Central and Gippsland Water Strategy Must Change
The Victorian Farmers Federation (VFF) says a plan for the future of water resources in Melbourne and Gippsland falls short of giving farmers the confidence they need to maintain the State’s food security future.
VFF President Emma Germano said the draft Central and Gippsland Region Sustainable Water Strategy, a 50-year plan for the sharing of water across Melbourne, Geelong, Ballarat and Gippsland, fails to give certainty to farmers about water security issues.
“With a growing population in Melbourne comes a greater demand for food. The agricultural industry stands ready to expand and meet this demand. To do that, we need a strong plan that provides farmers and industry with confidence that their future is secure.”
“Unfortunately, the VFF is concerned that elements of the draft strategy create uncertainty for farmers and the agriculture industry. At a time when agriculture is looking to expand, we are being told we have to do that with less water, but the environment, Traditional Owners and urban users need more. The Government needs to rethink this,” Ms Germano said.
VFF Water Council Chair Andrew Leahy said he believed the draft strategy has the potential to undermine the Government’s commitment to protect the entitlements of irrigators, which is contrary to positions put forward by Victorian Water Minister Lisa Neville.

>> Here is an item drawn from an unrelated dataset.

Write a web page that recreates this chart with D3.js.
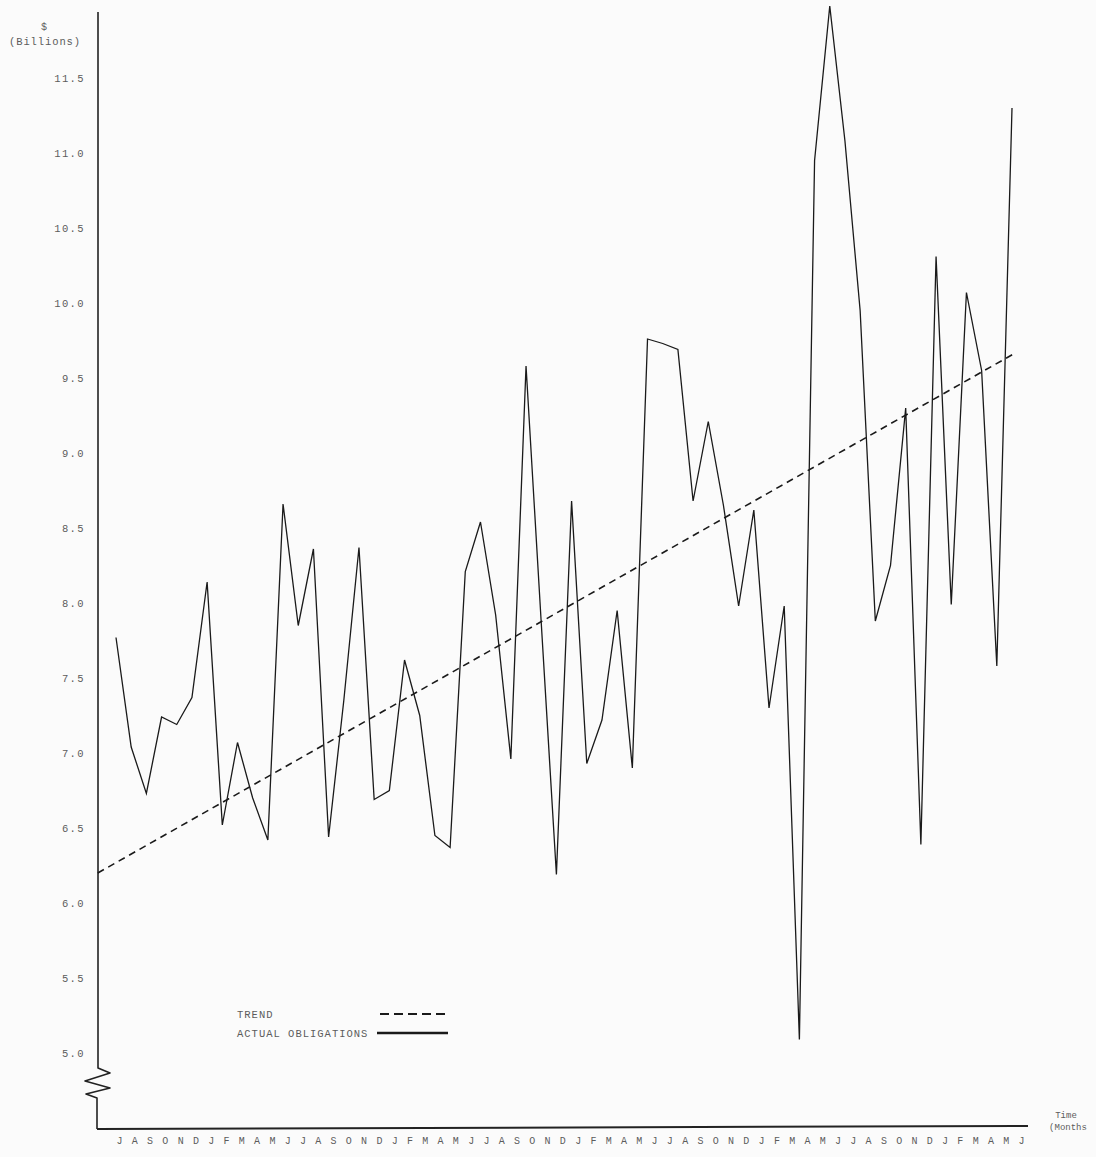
<!DOCTYPE html>
<html>
<head>
<meta charset="utf-8">
<title>Actual Obligations and Trend</title>
<script src="https://cdn.jsdelivr.net/npm/d3@7"></script>
<style>
  html, body { margin: 0; padding: 0; background: #fbfbfb; }
  svg { display: block; }
  text { font-family: 'Liberation Mono', 'DejaVu Sans Mono', monospace; fill: #5c5c5c; }
</style>
</head>
<body>
<div id="chart"></div>
<script>
// Month labels, July through June, five years
const months = [
  'J','A','S','O','N','D','J','F','M','A','M','J',
  'J','A','S','O','N','D','J','F','M','A','M','J',
  'J','A','S','O','N','D','J','F','M','A','M','J',
  'J','A','S','O','N','D','J','F','M','A','M','J',
  'J','A','S','O','N','D','J','F','M','A','M','J'
];

// Actual obligations, $ billions
const obligations = [
  7.77, 7.04, 6.73, 7.24, 7.19, 7.37, 8.14, 6.52, 7.07, 6.70, 6.42, 8.66,
  7.85, 8.36, 6.44, 7.35, 8.37, 6.69, 6.75, 7.62, 7.25, 6.45, 6.37, 8.21,
  8.54, 7.92, 6.96, 9.58, 7.87, 6.19, 8.68, 6.93, 7.22, 7.95, 6.90, 9.76,
  9.73, 9.69, 8.68, 9.21, 8.65, 7.98, 8.62, 7.30, 7.98, 5.09, 10.95, 11.98,
  11.08, 9.95, 7.88, 8.25, 9.30, 6.39, 10.31, 7.99, 10.07, 9.55, 7.58, 11.30
];

// Trend line end points (month index, value)
const trendIndex = [-1.2, 59.1];
const trendValues = [6.2, 9.66];

const yTicks = [5.0, 5.5, 6.0, 6.5, 7.0, 7.5, 8.0, 8.5, 9.0, 9.5, 10.0, 10.5, 11.0, 11.5];

const width = 1096, height = 1157;
const axisX = 98, axisBottom = 1128;

const svg = d3.select('#chart')
  .append('svg')
  .attr('width', width)
  .attr('height', height);

// Scales
const x = d3.scaleLinear().domain([0, 59]).range([116, 1012]);
const xLabel = d3.scaleLinear().domain([0, 59]).range([119, 1021]);
const y = d3.scaleLinear().domain([5.0, 11.5]).range([1053, 78]);

// Y axis line with the break zigzag near the bottom
svg.append('path')
  .attr('d', `M${axisX},12 L${axisX},1068 L110,1073 L85,1081 L110,1088 L86,1094 L${axisX - 1},1098 L${axisX - 1},${axisBottom + 1}`)
  .attr('fill', 'none')
  .attr('stroke', '#222')
  .attr('stroke-width', 1.6)
  .attr('stroke-linejoin', 'round');

// X axis line
svg.append('line')
  .attr('x1', axisX - 1).attr('y1', axisBottom + 1)
  .attr('x2', 1028).attr('y2', axisBottom - 2)
  .attr('stroke', '#222')
  .attr('stroke-width', 2);

// Y tick labels
const yAxis = d3.axisLeft(y)
  .tickValues(yTicks)
  .tickFormat(d3.format('.1f'))
  .tickSize(0)
  .tickPadding(13);

svg.append('g')
  .attr('class', 'y-axis')
  .attr('transform', `translate(${axisX}, 0)`)
  .call(yAxis)
  .call(g => g.select('.domain').remove())
  .selectAll('text')
  .style('font-size', '10.5px')
  .style('letter-spacing', '1.4px')
  .style('font-family', "'Liberation Mono', 'DejaVu Sans Mono', monospace")
  .attr('fill', '#5c5c5c');

// Units label
svg.append('text')
  .attr('x', 44).attr('y', 30)
  .attr('text-anchor', 'middle')
  .style('font-size', '10px')
  .text('$');

svg.append('text')
  .attr('x', 45).attr('y', 45)
  .attr('text-anchor', 'middle')
  .style('font-size', '10.5px')
  .style('letter-spacing', '0.9px')
  .text('(Billions)');

// Month labels
const xAxis = d3.axisBottom(xLabel)
  .tickValues(d3.range(months.length))
  .tickFormat(i => months[i])
  .tickSize(0)
  .tickPadding(9);

svg.append('g')
  .attr('class', 'x-axis')
  .attr('transform', `translate(0, ${axisBottom})`)
  .call(xAxis)
  .call(g => g.select('.domain').remove())
  .selectAll('text')
  .style('font-size', '10px')
  .style('font-family', "'Liberation Mono', 'DejaVu Sans Mono', monospace")
  .attr('fill', '#5c5c5c');

// Time (Months) label
svg.append('text')
  .attr('x', 1066).attr('y', 1118)
  .attr('text-anchor', 'middle')
  .style('font-size', '9px')
  .text('Time');

svg.append('text')
  .attr('x', 1068).attr('y', 1130)
  .attr('text-anchor', 'middle')
  .style('font-size', '9px')
  .text('(Months');

// Trend line
const trendData = trendIndex.map((d, i) => ({ i: d, v: trendValues[i] }));

svg.append('path')
  .datum(trendData)
  .attr('fill', 'none')
  .attr('stroke', '#1a1a1a')
  .attr('stroke-width', 1.6)
  .attr('stroke-dasharray', '7,5')
  .attr('d', d3.line().x(d => x(d.i)).y(d => y(d.v)));

// Actual obligations line
svg.append('path')
  .datum(obligations)
  .attr('fill', 'none')
  .attr('stroke', '#1a1a1a')
  .attr('stroke-width', 1.3)
  .attr('stroke-linejoin', 'miter')
  .attr('d', d3.line().x((d, i) => x(i)).y(d => y(d)));

// Legend
const legend = svg.append('g').attr('class', 'legend');

legend.append('text')
  .attr('x', 237).attr('y', 1018)
  .style('font-size', '10.5px')
  .style('letter-spacing', '1px')
  .text('TREND');

legend.append('line')
  .attr('x1', 380).attr('y1', 1014)
  .attr('x2', 447).attr('y2', 1014)
  .attr('stroke', '#1a1a1a')
  .attr('stroke-width', 2)
  .attr('stroke-dasharray', '9,5');

legend.append('text')
  .attr('x', 237).attr('y', 1037)
  .style('font-size', '10.5px')
  .style('letter-spacing', '1px')
  .text('ACTUAL OBLIGATIONS');

legend.append('line')
  .attr('x1', 377).attr('y1', 1033)
  .attr('x2', 448).attr('y2', 1033)
  .attr('stroke', '#1a1a1a')
  .attr('stroke-width', 2.5);
</script>
</body>
</html>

“We recognise Minister Neville’s clear and unequivocal position that the rights of existing entitlement holders will not be impacted in the implementation of the strategy. But the draft strategy makes reference to possible legislative change regarding entitlements to better suit Traditional Owners. Any proposed change to Victoria’s water entitlement framework is a red flag for farmers.”
“The VFF recognises Traditional Owners’ aspirations to access water, but this must be achieved without impacting the existing water entitlements of farmers. It’s not fair for farmers to be forced to subsidise the storage and use of this water. The obvious next step should be to use water that is currently available to the environment to meet the cultural needs of Aboriginal communities,” Mr Leahy said.
“The strategy also makes the mistake that the Murray Darling Basin Plan has made by mandating environmental water targets, rather than focussing on broader environmental outcomes. Environmental water targets need to be adaptable to a changing climate, and the knowledge we gain along the way.”
“The VFF is also concerned that there is little discussion on the Latrobe Valley mine closures as it is estimated they will require 1,600-3,000 GL if the pit lakes are implemented in full,” Mr Leahy said.
In response to the draft strategy, Ms Germano and Mr Leahy have written to Minister Neville and have offered to assist the Government to make the strategy work better for farmers.
“The VFF is keen to work with the Government as it considers the community’s feedback and it develops the final strategy to help ensure agriculture has a future throughout the region,” Ms Germano concluded.